Ihr habt jeweils neue Bücher veröffentlicht. Inwiefern können diese
als Begleitlektüre zu »Wiednerstand« gelesen werden?
Fabian Burstein: Kultur und Politik – diese ideelle Verbindung prägt sowohl meinen Essay »Empowerment Kultur« als auch »Wiednerstand«. Letztendlich ist es immer die Mischung aus fundierter Auseinandersetzung und Empathie, die uns bei einem Thema voranbringt. Dementsprechend gut ergänzen sich ein Sachbuch und ein künstlerisch geprägtes Festival als Stilmittel des Diskurses.
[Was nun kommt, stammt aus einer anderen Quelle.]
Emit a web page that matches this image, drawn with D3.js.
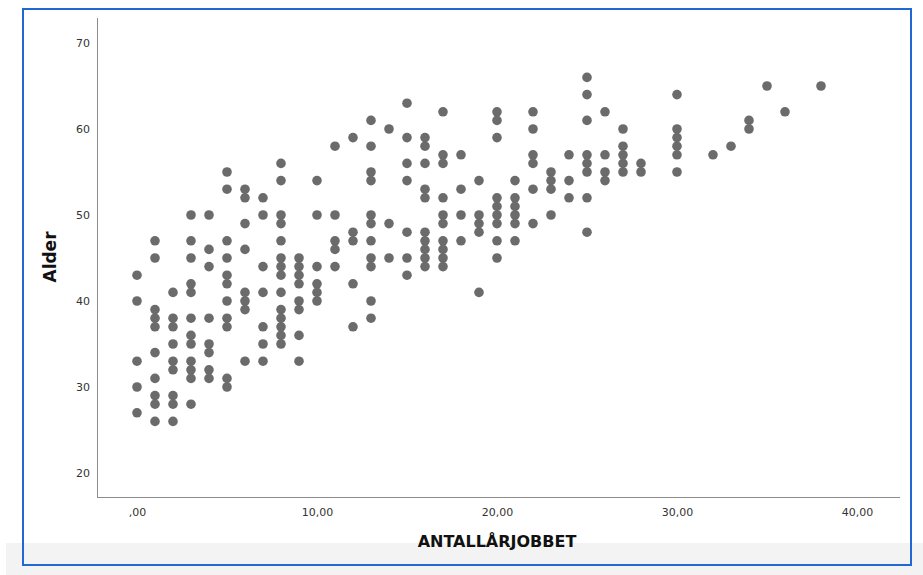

Thomas Andreas Beck: »Der Keller ist dem Österreicher sein Aussichtsturm« beantwortet die Frage: Eine Gesellschaft muss sich regelmäßig aus den einsamen, kühlen Kellern rausbewegen und gemeinsam auf die sonnig-heißen Aussichtstürme raufklettern. In meinem neuen Buch gehe ich den Weg der Poesie, bei »Wiednerstand« ist es das Ritual.
»Wiednerstand« findet von Freitag, 30. August, bis Sonntag, 1. September 2024 an verschiedenen Orten des 4. Wiener Gemeindebezirks Wieden statt, der Eintritt ist frei.